*Set exercise:*
In your copy, leave out the pictures; write out all the data exactly.
** start of Supplied data **
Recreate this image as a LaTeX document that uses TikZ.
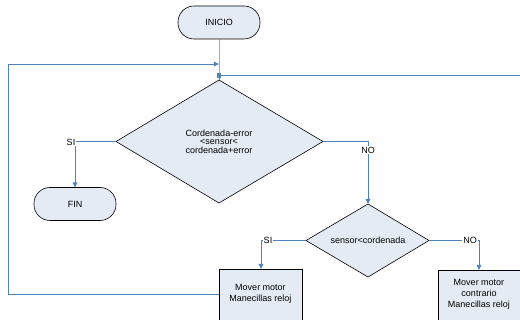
\documentclass[tikz,border=0pt]{standalone}
\usepackage{fontspec}
\setmainfont{Liberation Sans}
\usetikzlibrary{shapes.geometric,arrows.meta,calc}
\definecolor{fillc}{HTML}{E5EBF5}
\definecolor{linec}{HTML}{4F81BD}
\tikzset{
  every node/.style={font=\fontsize{9}{11}\selectfont, inner sep=0pt, outer sep=0pt},
  term/.style={draw=black, fill=fillc, line width=0.6pt, rounded corners=16pt, minimum width=#1, minimum height=33pt},
  proc/.style={draw=black, fill=fillc, line width=0.6pt, minimum width=83pt, minimum height=52pt, align=center},
  decshape/.style={draw=black, fill=fillc, line width=0.6pt},
  conn/.style={draw=linec, line width=0.9pt},
  arr/.style={conn, -{Triangle[length=5pt,width=4.5pt]}},
  lbl/.style={fill=white, inner sep=0.8pt},
}
\begin{document}
\begin{tikzpicture}[x=1pt,y=-1pt]
\useasboundingbox (0,0) rectangle (520,320);
\clip (0,0) rectangle (520,320);
% terminals
\node[term=82pt] (inicio) at (219,22.5) {INICIO};
\node[term=82pt] (fin) at (75,204) {FIN};
% decision 1
\coordinate (d1) at (219,141.5);
\coordinate (d1l) at (116,141.5);
\coordinate (d1r) at (323,141.5);
\coordinate (d1top) at (219,80);
\coordinate (d1bot) at (219,203);
\draw[decshape] (d1l) -- (d1top) -- (d1r) -- (d1bot) -- cycle;
\node[align=center, font=\fontsize{9}{8.7}\selectfont] (d1t) at (d1) {Cordenada-error\\<sensor<\\cordenada+error};
% decision 2
\coordinate (d2) at (368,240.5);
\coordinate (d2l) at (306,240.5);
\coordinate (d2r) at (429,240.5);
\coordinate (d2top) at (368,204);
\coordinate (d2bot) at (368,277);
\draw[decshape] (d2l) -- (d2top) -- (d2r) -- (d2bot) -- cycle;
\node (d2t) at (d2) {sensor<cordenada};
% process boxes
\node[proc, anchor=north west, minimum width=83pt, minimum height=56pt] (m1) at (219,269) {};
\node[align=center] (m1t) at (260.5,294) {Mover motor\\Manecillas reloj};
\node[proc, anchor=north west, minimum width=84pt, minimum height=56pt] (m2) at (438,270) {};
\node[align=center] (m2t) at (479,294) {Mover motor\\contrario\\Manecillas reloj};
% helper coordinates
\coordinate (j) at (219,75.7);
\coordinate (jr) at (520,75.7);
\coordinate (c1) at (75,141.5);
\coordinate (c2) at (368,141.5);
\coordinate (c3) at (261,240.5);
\coordinate (c4) at (479,240.5);
\coordinate (lb) at (8,294);
\coordinate (lt) at (8,64);
\coordinate (lin) at (219,64);
% connectors
\draw[conn] (inicio.south) -- (j) -- (d1top);
\draw[conn] (j) -- (jr);
\fill[linec] ($(j)+(-2.2,-2.2)$) rectangle ($(j)+(2.2,2.2)$);
\draw[arr] (m1.west |- lb) -- (lb) -- (lt) -- (lin);
\draw[arr] (d1l) -- (c1) -- (fin.north);
\draw[arr] (d1r) -- (c2) -- (d2top);
\draw[arr] (d2l) -- (c3) -- (m1.north -| c3);
\draw[arr] (d2r) -- (c4) -- (m2.north -| c4);
% labels
\node[lbl] (si1) at (71,142) {SI};
\node[lbl] (no1) at (368,150) {NO};
\node[lbl] (si2) at (268,240.5) {SI};
\node[lbl] (no2) at (470,240.5) {NO};
\end{tikzpicture}
\end{document}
** end of Supplied data **
*Written solution:*
Recreate this image as a LaTeX document that uses TikZ.
\documentclass[tikz,border=0pt]{standalone}
\usepackage{fontspec}
\setmainfont{Liberation Sans}
\usetikzlibrary{shapes.geometric,arrows.meta,calc}
\definecolor{fillc}{HTML}{E5EBF5}
\definecolor{linec}{HTML}{4F81BD}
\tikzset{
  every node/.style={font=\fontsize{9}{11}\selectfont, inner sep=0pt, outer sep=0pt},
  term/.style={draw=black, fill=fillc, line width=0.6pt, rounded corners=16pt, minimum width=#1, minimum height=33pt},
  proc/.style={draw=black, fill=fillc, line width=0.6pt, minimum width=83pt, minimum height=52pt, align=center},
  decshape/.style={draw=black, fill=fillc, line width=0.6pt},
  conn/.style={draw=linec, line width=0.9pt},
  arr/.style={conn, -{Triangle[length=5pt,width=4.5pt]}},
  lbl/.style={fill=white, inner sep=0.8pt},
}
\begin{document}
\begin{tikzpicture}[x=1pt,y=-1pt]
\useasboundingbox (0,0) rectangle (520,320);
\clip (0,0) rectangle (520,320);
% terminals
\node[term=82pt] (inicio) at (219,22.5) {INICIO};
\node[term=82pt] (fin) at (75,204) {FIN};
% decision 1
\coordinate (d1) at (219,141.5);
\coordinate (d1l) at (116,141.5);
\coordinate (d1r) at (323,141.5);
\coordinate (d1top) at (219,80);
\coordinate (d1bot) at (219,203);
\draw[decshape] (d1l) -- (d1top) -- (d1r) -- (d1bot) -- cycle;
\node[align=center, font=\fontsize{9}{8.7}\selectfont] (d1t) at (d1) {Cordenada-error\\<sensor<\\cordenada+error};
% decision 2
\coordinate (d2) at (368,240.5);
\coordinate (d2l) at (306,240.5);
\coordinate (d2r) at (429,240.5);
\coordinate (d2top) at (368,204);
\coordinate (d2bot) at (368,277);
\draw[decshape] (d2l) -- (d2top) -- (d2r) -- (d2bot) -- cycle;
\node (d2t) at (d2) {sensor<cordenada};
% process boxes
\node[proc, anchor=north west, minimum width=83pt, minimum height=56pt] (m1) at (219,269) {};
\node[align=center] (m1t) at (260.5,294) {Mover motor\\Manecillas reloj};
\node[proc, anchor=north west, minimum width=84pt, minimum height=56pt] (m2) at (438,270) {};
\node[align=center] (m2t) at (479,294) {Mover motor\\contrario\\Manecillas reloj};
% helper coordinates
\coordinate (j) at (219,75.7);
\coordinate (jr) at (520,75.7);
\coordinate (c1) at (75,141.5);
\coordinate (c2) at (368,141.5);
\coordinate (c3) at (261,240.5);
\coordinate (c4) at (479,240.5);
\coordinate (lb) at (8,294);
\coordinate (lt) at (8,64);
\coordinate (lin) at (219,64);
% connectors
\draw[conn] (inicio.south) -- (j) -- (d1top);
\draw[conn] (j) -- (jr);
\fill[linec] ($(j)+(-2.2,-2.2)$) rectangle ($(j)+(2.2,2.2)$);
\draw[arr] (m1.west |- lb) -- (lb) -- (lt) -- (lin);
\draw[arr] (d1l) -- (c1) -- (fin.north);
\draw[arr] (d1r) -- (c2) -- (d2top);
\draw[arr] (d2l) -- (c3) -- (m1.north -| c3);
\draw[arr] (d2r) -- (c4) -- (m2.north -| c4);
% labels
\node[lbl] (si1) at (71,142) {SI};
\node[lbl] (no1) at (368,150) {NO};
\node[lbl] (si2) at (268,240.5) {SI};
\node[lbl] (no2) at (470,240.5) {NO};
\end{tikzpicture}
\end{document}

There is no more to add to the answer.